The strength of these relationships diminishes greatly as group size triples. Typically, we have five intimate relationships, 15 good friends, 50 friends and 150 acquaintances (each layer includes the preceding layers). The number only expands to 500 with whom we have a ‘nodding acquaintance.’

Thus, the influence a single individual carries, even the CEO, is rather limited once an organization scales and then diminishes further as new, distant locations are opened.

In terms of how things get done within the company though, we have to pay attention to who makes up the company and whether their values are aligned with the aspirational culture the leadership has set. Those interactions tend to be localized to a specific team, department or geography but they rarely extend beyond the 150 people you interact with most regularly.

So, when thinking of an organizational structure thousands or even tens of thousands deep, organizations end up with a tiny fraction of individuals who have physical access to the CEO. Cultural norms, therefore, are created on a localized level.

This is not to say the CEO has no effect, but the CEO’s influence wanes quickly. And once the desired culture is outlined, the risk of it being diluted gets stronger as you traverse the concentric circles further afield from the CEO.

The downside, however, is that negative actions extend far beyond 150 people. Any actions taken by the CEO or the executive team that do not align with the identified desired culture are immediately scrutinized, and these days shared internally and externally through social media.
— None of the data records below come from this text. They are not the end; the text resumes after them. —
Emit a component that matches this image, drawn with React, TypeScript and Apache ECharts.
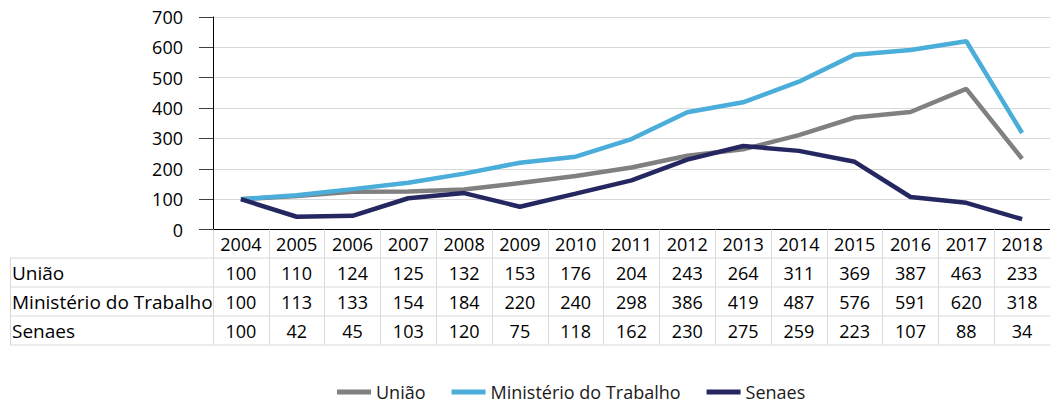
import React, { useEffect, useRef } from "react";
import * as echarts from "echarts";

const years = ["2004", "2005", "2006", "2007", "2008", "2009", "2010", "2011", "2012", "2013", "2014", "2015", "2016", "2017", "2018"];
const uniao = [100, 110, 124, 125, 132, 153, 176, 204, 243, 264, 311, 369, 387, 463, 233];
const ministerio = [100, 113, 133, 154, 184, 220, 240, 298, 386, 419, 487, 576, 591, 620, 318];
const senaes = [100, 42, 45, 103, 120, 75, 118, 162, 230, 275, 259, 223, 107, 88, 34];
const seriesNames = ["União", "Ministério do Trabalho", "Senaes"];
const seriesColors = ["#808080", "#4badd9", "#252761"];
const yTicks = { min: 0, max: 700, interval: 100 };

const FONT = "Open Sans";
const GRID = { left: 213, top: 17, width: 837, height: 212.5 };
const ROW_LINES = [258, 287, 316, 345];
const TABLE_LEFT = 10;
const LINE_COLOR = "#d9d9d9";

export default function App() {
  const ref = useRef<HTMLDivElement>(null);
  useEffect(() => {
    if (!ref.current) return;
    const chart = echarts.init(ref.current, undefined, { renderer: "svg" });
    const seriesData = [uniao, ministerio, senaes];
    chart.setOption({
      animation: false,
      textStyle: { fontFamily: FONT },
      grid: { ...GRID, containLabel: false },
      legend: {
        left: 337,
        top: 382,
        icon: "rect",
        itemWidth: 34,
        itemHeight: 5,
        itemGap: 26,
        padding: 0,
        textStyle: { fontSize: 18, lineHeight: 20, color: "#1a1a1a", fontFamily: FONT },
        data: seriesNames,
      },
      xAxis: {
        type: "category",
        data: years,
        boundaryGap: true,
        axisLine: { show: true, lineStyle: { color: "#000", width: 1 } },
        axisTick: { show: true, interval: 0, length: 345 - 229.5, lineStyle: { color: LINE_COLOR } },
        axisLabel: { show: true, interval: 0, fontSize: 18, color: "#000", margin: 5 },
        splitLine: { show: false },
      },
      yAxis: {
        type: "value",
        ...yTicks,
        axisLine: { show: true, lineStyle: { color: "#000", width: 1 } },
        axisTick: { show: true, length: 14, lineStyle: { color: "#404040" } },
        axisLabel: { fontSize: 18, color: "#000", margin: 30 },
        splitLine: { show: true, lineStyle: { color: LINE_COLOR } },
      },
      series: seriesNames.map((n, i) => ({
        name: n,
        type: "line",
        data: seriesData[i],
        showSymbol: false,
        symbol: "none",
        lineStyle: { width: 4.5, color: seriesColors[i] },
        itemStyle: { color: seriesColors[i] },
        z: 2 + i,
      })),
    });

    const graphics: any[] = [];
    ROW_LINES.forEach((y) => {
      graphics.push({
        type: "line",
        shape: { x1: TABLE_LEFT, y1: y, x2: 1050, y2: y },
        style: { stroke: LINE_COLOR, lineWidth: 1 },
      });
    });
    graphics.push({
      type: "line",
      shape: { x1: TABLE_LEFT + 0.5, y1: ROW_LINES[0], x2: TABLE_LEFT + 0.5, y2: ROW_LINES[ROW_LINES.length - 1] },
      style: { stroke: LINE_COLOR, lineWidth: 1 },
    });
    seriesNames.forEach((n, r) => {
      const yc = (ROW_LINES[r] + ROW_LINES[r + 1]) / 2;
      graphics.push({
        type: "text",
        x: 12,
        y: yc,
        style: { text: n, fontSize: 19, fontFamily: FONT, fill: "#000", align: "left", verticalAlign: "middle" },
      });
      seriesData[r].forEach((v, c) => {
        const px = chart.convertToPixel({ xAxisIndex: 0 }, c) as number;
        graphics.push({
          type: "text",
          x: px,
          y: yc,
          style: { text: String(v), fontSize: 18, fontFamily: FONT, fill: "#000", align: "center", verticalAlign: "middle" },
        });
      });
    });
    chart.setOption({ graphic: graphics });

    return () => chart.dispose();
  }, []);
  return <div ref={ref} style={{ position: "absolute", left: 0, top: 0, width: 1050, height: 403 }} />;
}
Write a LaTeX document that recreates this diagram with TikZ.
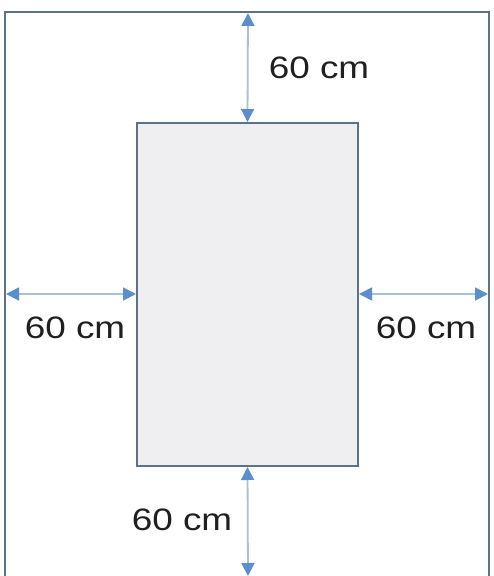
\documentclass[tikz,border=0pt]{standalone}
\usepackage{fontspec}
\setmainfont{Liberation Sans}
\usetikzlibrary{arrows.meta}
\definecolor{frame}{HTML}{5E7285}
\definecolor{arr}{HTML}{5B8FCB}
\definecolor{arrline}{HTML}{A9C0DA}
\definecolor{boxfill}{HTML}{EFEFF1}
\tikzset{
  dim/.style={draw=arrline, line width=1.8pt, {Triangle[length=13pt,width=13pt,color=arr]}-{Triangle[length=13pt,width=13pt,color=arr]}},
  lbl/.style={font=\fontsize{31}{36}\selectfont, text=black!88, xscale=1.19, inner sep=0pt}
}
\begin{document}
\begin{tikzpicture}[x=1pt,y=-1pt]
\useasboundingbox (0,0) rectangle (493,576);
\draw[frame, line width=2pt] (5,577) -- (5,12) -- (489,12) -- (489,577);
\node[draw=frame, fill=boxfill, line width=2pt, minimum width=221pt, minimum height=343pt, inner sep=0pt, anchor=north west] (box) at (136,122) {};
\coordinate (top) at (248,13);
\coordinate (bot) at (248,576);
\coordinate (lft) at (6,294);
\coordinate (rgt) at (488,294);
\draw[dim] (top) -- (box.north);
\draw[dim] (box.south) -- (bot);
\draw[dim] (lft) -- (box.west |- lft);
\draw[dim] (box.east |- rgt) -- (rgt);
\node[lbl] (t1) at (319,68) {60 cm};
\node[lbl] (t2) at (75,328) {60 cm};
\node[lbl] (t3) at (426,328) {60 cm};
\node[lbl] (t4) at (182,520) {60 cm};
\end{tikzpicture}
\end{document}
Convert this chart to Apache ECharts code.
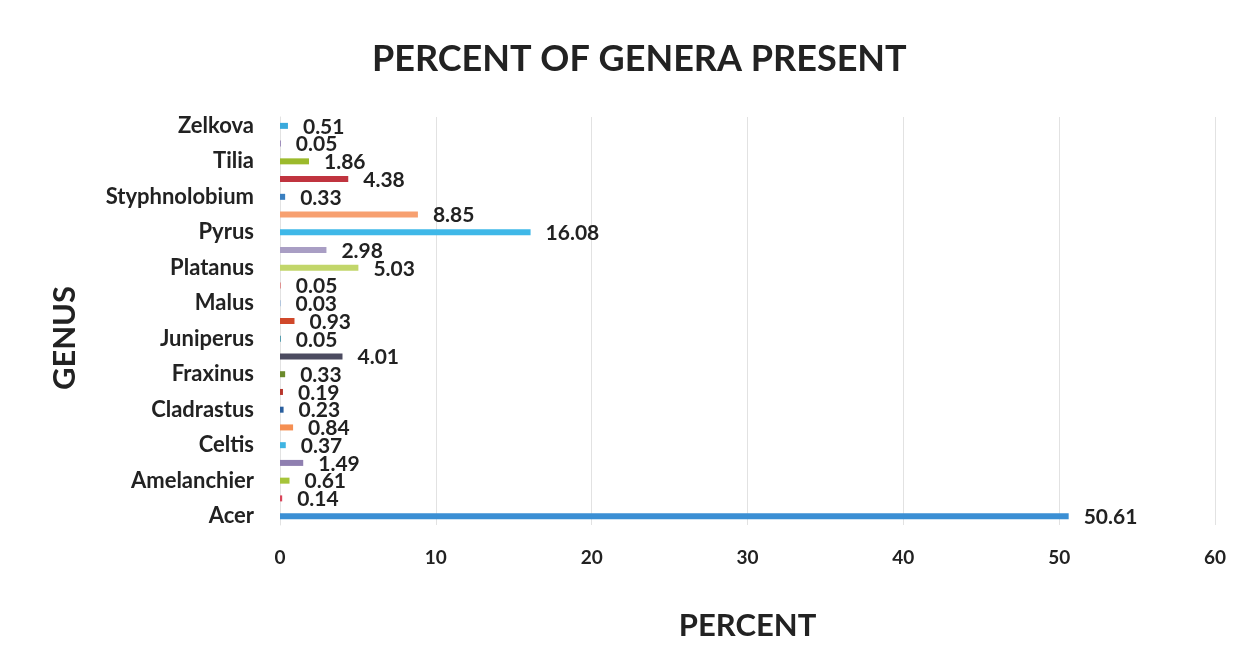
<!DOCTYPE html>
<html>
<head>
<meta charset="utf-8">
<script src="https://cdn.jsdelivr.net/npm/echarts@6/dist/echarts.min.js"></script>
<style>
  html, body { margin: 0; padding: 0; background: #fff; }
  #chart { width: 1249px; height: 652px; }
</style>
</head>
<body>
<div id="chart"></div>
<script>
// genera, bottom to top; only every other name is printed on the axis
var genera = [
  'Acer', 'Aesculus', 'Amelanchier', 'Betula', 'Celtis', 'Cercis',
  'Cladrastus', 'Cornus', 'Fraxinus', 'Gleditsia', 'Juniperus', 'Koelreuteria',
  'Malus', 'Metasequoia', 'Platanus', 'Prunus', 'Pyrus', 'Quercus',
  'Styphnolobium', 'Syringa', 'Tilia', 'Ulmus', 'Zelkova'
];
var percent = [
  50.61, 0.14, 0.61, 1.49, 0.37, 0.84,
  0.23, 0.19, 0.33, 4.01, 0.05, 0.93,
  0.03, 0.05, 5.03, 2.98, 16.08, 8.85,
  0.33, 4.38, 1.86, 0.05, 0.51
];
var ticks = [0, 10, 20, 30, 40, 50, 60];

// excel "vary colors by point" palette, one per bar
var palette = [
  '#3b8fd4', '#d9455a', '#a6c43a', '#8f7fb0', '#3fb4e2', '#f58f52',
  '#2a5f9e', '#b8362c', '#6b8a2c', '#4c4b60', '#2f8aa0', '#d0482a',
  '#7aa6d8', '#de7a78', '#c2d66a', '#a99ec4', '#3fb8e8', '#f7a070',
  '#3a7fc0', '#c0343f', '#9cba2c', '#8c76b0', '#3aa9dc'
];

var font = 'Lato, "Open Sans", sans-serif';
var chart = echarts.init(document.getElementById('chart'));

chart.setOption({
  backgroundColor: '#fff',
  animation: false,
  title: {
    text: 'PERCENT OF GENERA PRESENT',
    left: 367,
    top: 36,
    textStyle: { fontFamily: font, fontSize: 36, fontWeight: 'bold', color: '#222' }
  },
  grid: { left: 280, right: 34, top: 117, bottom: 127 },
  xAxis: {
    type: 'value',
    min: ticks[0],
    max: ticks[ticks.length - 1],
    interval: 10,
    name: 'PERCENT',
    nameLocation: 'middle',
    nameGap: 85,
    nameTextStyle: { fontFamily: font, fontSize: 31, fontWeight: 'bold', color: '#222' },
    axisLine: { show: false },
    axisTick: { show: false },
    axisLabel: { fontFamily: font, fontSize: 19, fontWeight: 'bold', color: '#222', margin: 23 },
    splitLine: { lineStyle: { color: '#e2e2e2', width: 1 } }
  },
  yAxis: {
    type: 'category',
    data: genera,
    name: 'GENUS',
    nameLocation: 'middle',
    nameGap: 200,
    nameRotate: 90,
    nameTextStyle: {
      fontFamily: font, fontSize: 31, fontWeight: 'bold', color: '#222',
      padding: [0, 34, 0, 0]
    },
    axisLine: { show: true, lineStyle: { color: '#e2e2e2' } },
    axisTick: { show: false },
    axisLabel: { interval: 1, fontFamily: font, fontSize: 22, fontWeight: 'bold', color: '#222', margin: 26 }
  },
  series: [{
    type: 'bar',
    data: percent,
    barWidth: 6,
    itemStyle: {
      color: function (p) { return palette[p.dataIndex % palette.length]; }
    },
    label: {
      show: true,
      position: 'right',
      distance: 15,
      offset: [0, 1],
      fontFamily: font,
      fontSize: 21,
      fontWeight: 'bold',
      color: '#222',
      formatter: function (p) { return p.value.toFixed(2); }
    }
  }]
});
</script>
</body>
</html>
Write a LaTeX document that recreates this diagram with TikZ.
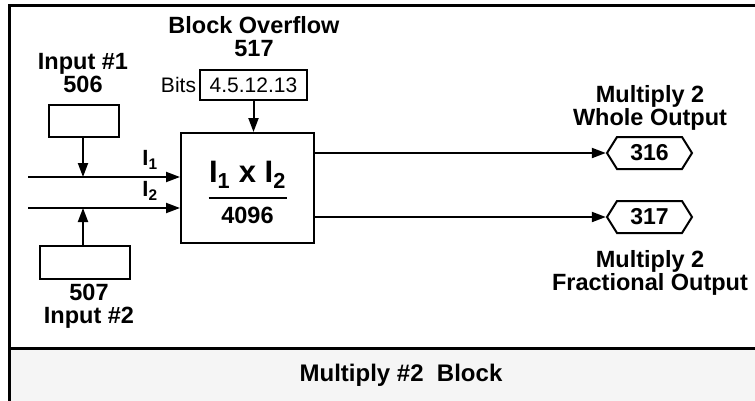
\documentclass[tikz,border=0pt]{standalone}
\usepackage{fontspec}
\setmainfont{Liberation Sans}
\usetikzlibrary{arrows.meta,shapes.symbols}

\begin{document}
\begin{tikzpicture}[x=1pt,y=-1pt,line width=2pt,>={Triangle[length=14pt,width=10pt]}]
	\tikzstyle{lbl}=[font=\fontsize{23.5}{23}\selectfont\bfseries, align=center, inner sep=0pt]
	\tikzstyle{plain}=[font=\fontsize{21}{23}\selectfont, inner sep=0pt]
	\tikzstyle{regbox}=[draw, rectangle, inner sep=0pt]
	\tikzstyle{outhex}=[draw, signal, signal from=nowhere, signal to=east and west, signal pointer angle=116,
		minimum width=85pt, minimum height=32pt, inner sep=0pt, font=\fontsize{23}{23}\selectfont\bfseries]
	\useasboundingbox (0,0) rectangle (755,400);
	
	% Draw the frame and the title panel
	\fill[black!4] (9,348) rectangle (760,405);
	\draw[line width=3pt] (9,405) -- (9,5) -- (760,5);
	\draw[line width=3pt] (9,348) -- (760,348);
	\node[lbl, font=\fontsize{24}{26}\selectfont\bfseries] (title) at (401,375) {Multiply \#2~~Block};
	
	% Draw the multiply block
	\node[regbox, minimum width=133pt, minimum height=110pt] (mult) at (247.5,188) {};
	\node[lbl, font=\fontsize{31}{32}\selectfont\bfseries] (prod) at ([yshift=13pt]mult.center) {I\textsubscript{1} x I\textsubscript{2}};
	\node[lbl] (den) at ([yshift=-27pt]mult.center) {4096};
	\draw ([xshift=-39pt,yshift=-10pt]mult.center) -- ([xshift=39pt,yshift=-10pt]mult.center);
	
	% Draw the overflow register
	\node[regbox, plain, minimum width=107pt, minimum height=30pt] (ovf) at (253.5,85) {4.5.12.13};
	\node[plain, anchor=east] (bits) at ([xshift=-2pt]ovf.west) {Bits};
	\node[lbl] (ovfname) at (254,37) {Block Overflow\\517};
	\draw[->] (ovf.south) -- (mult.north -| ovf.south);
	
	% Draw the input registers
	\node[regbox, minimum width=70pt, minimum height=32pt] (in1) at (84,121) {};
	\node[lbl] (in1name) at (83,73) {Input \#1\\506};
	\node[regbox, minimum width=90pt, minimum height=33pt] (in2) at (85,262) {};
	\node[lbl] (in2name) at (89,306) {507\\Input \#2};
	
	% Draw the input lines into the block
	\coordinate (s1) at (28,177);
	\coordinate (s2) at (28,208);
	\draw[->] (s1) -- (mult.west |- s1);
	\draw[->] (s2) -- (mult.west |- s2);
	\draw[->] (in1.south -| 83,0) -- (83,177);
	\draw[->] (in2.north -| 83,0) -- (83,208);
	\node[lbl, font=\fontsize{22}{22}\selectfont\bfseries] (l1) at (150,160) {I\textsubscript{1}};
	\node[lbl, font=\fontsize{22}{22}\selectfont\bfseries] (l2) at (150,191) {I\textsubscript{2}};
	
	% Draw the outputs
	\foreach \name/\y in {316/153,317/217}{
		\node[outhex] (O-\name) at (649.5,\y) {\name};
		\draw[->] (mult.east |- O-\name.west) -- (O-\name.west);
	}
	\node[lbl] (wholename) at (650,108) {Multiply 2\\Whole Output};
	\node[lbl] (fracname) at (650,273) {Multiply 2\\Fractional Output};
	
\end{tikzpicture}
\end{document}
The accidental downside risks are far greater for the CEO to harm the culture than to build it.

Having an authentic culture as a foundation to make sure that workers understand the identity, origins and values of the organization is the best place to start connecting leadership with employees. Without the classic line of sight between workers and leaders, it is more imperative than ever that business leaders authentically deliver what the organization promises.